There is unlimited solutions for this equation, because no restrictions for this equation to consider $a$ & $b$ as integers.

So how can we make it forcing $a$ & $b$ always as integers?

Here is the method:

As we know that $sin(\pi \cdot a) = 0$ only when $a$ is integer.
and we also know that $x^2 +y^2=0$ only when $x=0$ & $y=0$ provided that $x$ and $y$ are always real.
So we can say:
$sin(\pi \cdot a) = 0$
$sin(\pi \cdot b) = 0$

Let $x=sin(\pi \cdot a)$ and $y=sin(\pi \cdot b)$.
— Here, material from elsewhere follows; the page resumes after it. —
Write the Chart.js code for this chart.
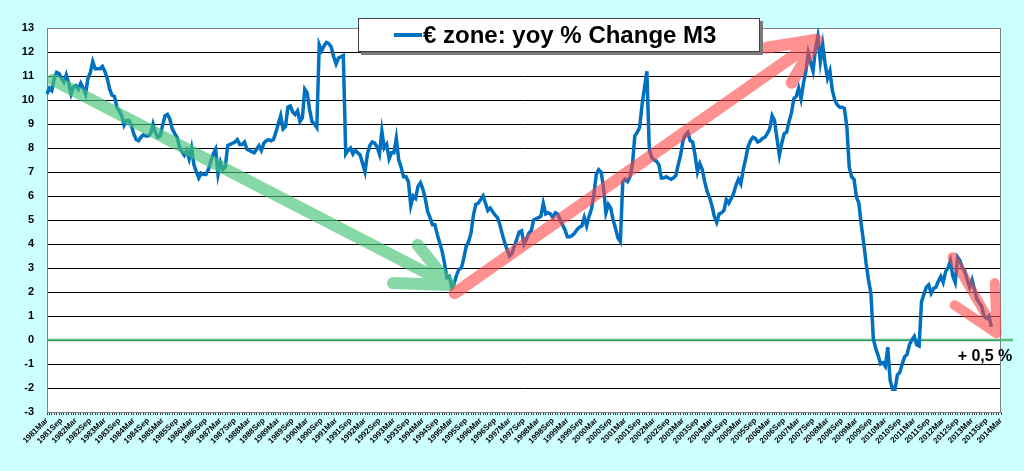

then $sin^2(\pi \cdot a) +sin^2(\pi \cdot b) = 0 \tag 2$

from equation $(1)$ we get
 $b = \frac na$
substitute it in equation $(2)$

 $sin^2(\pi \cdot a) +sin^2(\pi \cdot \frac na) = 0 \tag 3$

Now we have a equation that $a$ must be a devisor of $n$.

Here is the final formula
$$f(n,a)=sin^2(\pi \cdot a) +sin^2(\pi \cdot \frac na)$$

we can also substitute $sin(\pi \cdot a)$ by Euler reflection formula
$$\Gamma(a) \Gamma(1-a)=\frac {\pi}{sin(\pi \cdot a)}$$
Try to give integer values for $n$ and draw the function, you will see that the roots of this function are the divisors of $n$ that when $f(n,a) = 0$.